We all have defining moments in our lives... milestones that occur that we can look back at and say, I remember it like it was yesterday and my life changed because of that event. For most any citizen of the USA who was alive in 1963, the assasination of President John F. Kennedy is one of those moments. Whether you were at work, or at home, or sitting in a classroom at school, the impact of what happened on November 22, 1963 in Dallas, TX was felt throughout our country.
I grew up in a household that was divided on their politics. My dad was a staunch Republican who went to bed on election night in 1960 certain that Richard Nixon was a shoe-in as the next President of the United States. My mother was just as staunchly a Democrat, who believed in JFK like there was no tomorrow without him.
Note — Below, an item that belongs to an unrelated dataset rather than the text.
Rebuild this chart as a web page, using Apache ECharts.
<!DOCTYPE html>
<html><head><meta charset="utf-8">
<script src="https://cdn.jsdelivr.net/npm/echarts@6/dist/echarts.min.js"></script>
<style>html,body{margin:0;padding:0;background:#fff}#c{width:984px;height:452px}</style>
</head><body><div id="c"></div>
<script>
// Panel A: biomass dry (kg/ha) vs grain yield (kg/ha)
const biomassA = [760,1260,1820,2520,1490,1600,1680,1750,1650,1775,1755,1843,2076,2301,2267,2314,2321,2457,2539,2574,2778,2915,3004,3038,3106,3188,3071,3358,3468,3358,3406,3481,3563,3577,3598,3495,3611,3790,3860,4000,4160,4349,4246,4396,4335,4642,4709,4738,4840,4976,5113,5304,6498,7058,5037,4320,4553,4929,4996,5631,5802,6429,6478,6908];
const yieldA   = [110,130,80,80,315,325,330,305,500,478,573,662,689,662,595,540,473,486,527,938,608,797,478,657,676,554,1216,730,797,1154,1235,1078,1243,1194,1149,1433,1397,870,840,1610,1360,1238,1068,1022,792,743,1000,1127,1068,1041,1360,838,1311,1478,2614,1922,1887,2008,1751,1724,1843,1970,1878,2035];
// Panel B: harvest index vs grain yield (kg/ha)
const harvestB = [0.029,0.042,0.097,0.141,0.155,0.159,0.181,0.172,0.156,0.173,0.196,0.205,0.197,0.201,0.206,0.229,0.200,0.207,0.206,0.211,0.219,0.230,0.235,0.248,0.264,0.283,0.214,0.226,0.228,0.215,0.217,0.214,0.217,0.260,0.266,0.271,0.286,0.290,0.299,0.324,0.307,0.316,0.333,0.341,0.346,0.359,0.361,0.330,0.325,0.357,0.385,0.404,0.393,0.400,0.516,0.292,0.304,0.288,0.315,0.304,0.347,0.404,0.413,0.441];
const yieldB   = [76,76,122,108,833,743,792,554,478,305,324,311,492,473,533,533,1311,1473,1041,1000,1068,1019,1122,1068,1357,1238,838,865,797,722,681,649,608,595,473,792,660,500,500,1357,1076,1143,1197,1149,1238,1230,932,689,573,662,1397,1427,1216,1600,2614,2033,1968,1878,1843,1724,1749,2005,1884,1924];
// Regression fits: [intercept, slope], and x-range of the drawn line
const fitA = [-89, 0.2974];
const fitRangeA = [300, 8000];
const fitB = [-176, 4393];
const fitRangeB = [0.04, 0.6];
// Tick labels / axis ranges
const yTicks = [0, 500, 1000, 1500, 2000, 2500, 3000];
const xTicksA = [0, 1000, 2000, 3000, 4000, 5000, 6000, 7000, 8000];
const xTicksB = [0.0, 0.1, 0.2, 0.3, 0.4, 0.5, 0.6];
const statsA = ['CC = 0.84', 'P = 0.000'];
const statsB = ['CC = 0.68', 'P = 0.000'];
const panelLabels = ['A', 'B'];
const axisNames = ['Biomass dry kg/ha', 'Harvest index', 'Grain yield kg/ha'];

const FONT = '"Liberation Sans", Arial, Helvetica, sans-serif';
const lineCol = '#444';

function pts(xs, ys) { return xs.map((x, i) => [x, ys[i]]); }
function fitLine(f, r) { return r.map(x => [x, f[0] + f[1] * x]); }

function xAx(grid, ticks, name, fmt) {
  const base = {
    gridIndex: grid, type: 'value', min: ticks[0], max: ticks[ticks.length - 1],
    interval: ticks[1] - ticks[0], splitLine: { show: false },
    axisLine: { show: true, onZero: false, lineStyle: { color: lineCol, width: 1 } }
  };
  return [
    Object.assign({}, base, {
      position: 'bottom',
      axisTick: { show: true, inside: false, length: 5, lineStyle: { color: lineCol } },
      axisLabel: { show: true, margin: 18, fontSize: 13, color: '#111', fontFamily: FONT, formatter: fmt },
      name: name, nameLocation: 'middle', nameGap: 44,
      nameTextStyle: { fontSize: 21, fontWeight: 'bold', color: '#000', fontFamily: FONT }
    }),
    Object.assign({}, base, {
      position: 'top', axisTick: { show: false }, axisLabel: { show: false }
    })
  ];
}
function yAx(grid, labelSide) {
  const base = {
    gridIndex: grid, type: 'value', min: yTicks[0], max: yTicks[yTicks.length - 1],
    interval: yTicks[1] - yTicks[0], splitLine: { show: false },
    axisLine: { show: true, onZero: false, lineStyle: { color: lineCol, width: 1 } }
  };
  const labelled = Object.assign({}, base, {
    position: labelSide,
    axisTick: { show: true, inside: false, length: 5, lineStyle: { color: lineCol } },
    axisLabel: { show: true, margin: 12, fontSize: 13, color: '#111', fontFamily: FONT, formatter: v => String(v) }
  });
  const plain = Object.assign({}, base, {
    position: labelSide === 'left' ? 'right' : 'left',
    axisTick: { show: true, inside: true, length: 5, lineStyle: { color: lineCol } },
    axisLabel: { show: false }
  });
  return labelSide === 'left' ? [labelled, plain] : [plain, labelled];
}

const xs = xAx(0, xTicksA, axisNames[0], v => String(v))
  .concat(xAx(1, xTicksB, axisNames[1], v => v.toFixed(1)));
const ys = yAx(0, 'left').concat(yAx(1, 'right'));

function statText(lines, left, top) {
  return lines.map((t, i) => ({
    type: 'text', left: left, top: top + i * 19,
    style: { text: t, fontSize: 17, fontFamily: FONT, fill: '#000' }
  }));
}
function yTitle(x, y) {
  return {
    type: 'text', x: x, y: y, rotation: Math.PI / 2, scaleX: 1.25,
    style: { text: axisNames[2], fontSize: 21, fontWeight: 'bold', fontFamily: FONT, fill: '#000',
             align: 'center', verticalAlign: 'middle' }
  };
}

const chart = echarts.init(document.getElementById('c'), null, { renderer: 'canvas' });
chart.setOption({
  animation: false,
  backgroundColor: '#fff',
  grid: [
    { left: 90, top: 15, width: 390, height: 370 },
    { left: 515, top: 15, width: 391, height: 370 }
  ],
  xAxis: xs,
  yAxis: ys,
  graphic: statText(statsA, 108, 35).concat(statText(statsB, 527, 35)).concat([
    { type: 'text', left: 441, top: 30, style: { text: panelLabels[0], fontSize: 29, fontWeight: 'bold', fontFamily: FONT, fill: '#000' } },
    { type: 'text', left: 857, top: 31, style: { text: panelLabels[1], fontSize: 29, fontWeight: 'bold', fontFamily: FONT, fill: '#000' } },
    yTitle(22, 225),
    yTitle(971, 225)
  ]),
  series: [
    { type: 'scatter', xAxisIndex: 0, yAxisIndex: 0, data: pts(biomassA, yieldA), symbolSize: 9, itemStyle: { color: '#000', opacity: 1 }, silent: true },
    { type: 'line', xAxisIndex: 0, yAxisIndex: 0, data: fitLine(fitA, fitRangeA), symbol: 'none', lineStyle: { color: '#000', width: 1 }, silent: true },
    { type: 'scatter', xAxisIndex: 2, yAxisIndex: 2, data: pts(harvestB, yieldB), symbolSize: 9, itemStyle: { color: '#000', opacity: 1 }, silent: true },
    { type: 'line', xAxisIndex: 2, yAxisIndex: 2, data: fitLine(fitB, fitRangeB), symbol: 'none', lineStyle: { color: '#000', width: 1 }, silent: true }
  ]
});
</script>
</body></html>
In the fifty years that have followed that tragic, defining day, I have reflected on that event and have often wondered... what if? What if JFK had lived to rewrite the history of our wonderful country? What if I hadn't witnessed, as a nine year old kid, the reactions of certain people in the aftermath of the assasination, of not only my parents, but of my teachers? What if I had not seen and heard the emotion of one of the most iconic newsmen of my time as he choked up and shed tears on public television for a man who he truly loved and respected?
For days after the death of John Kennedy, we watched, grief-striken, as a young widow in a pink suit blemished by blood stains, stood next to her dead husband's righthand man as he was sworn in as the next President of the United States. We watched as this remarkable family of Kennedy's stood proud and unwavering in their greatness while laying a son, a brother, a husband and a father, to rest.
A few short years later, my family traveled to Dallas, TX to spend Christmas with my oldest brother and his family. It came as no great surprise that my mother would want to travel the route that JFK took the day he died... Past the Texas Book Depository where Oswald lay in waiting to kill our President... Past the grass knoll that still holds the mystery of what really happened that day... Past Parkland Hospital where people crowded around the emergency room entrance on November 22, 1963, sobbing in disbelief as a doctor announced that our beloved President was dead.
Fifty years later, I sit here writing this as tears cloud my eyes and think... what if?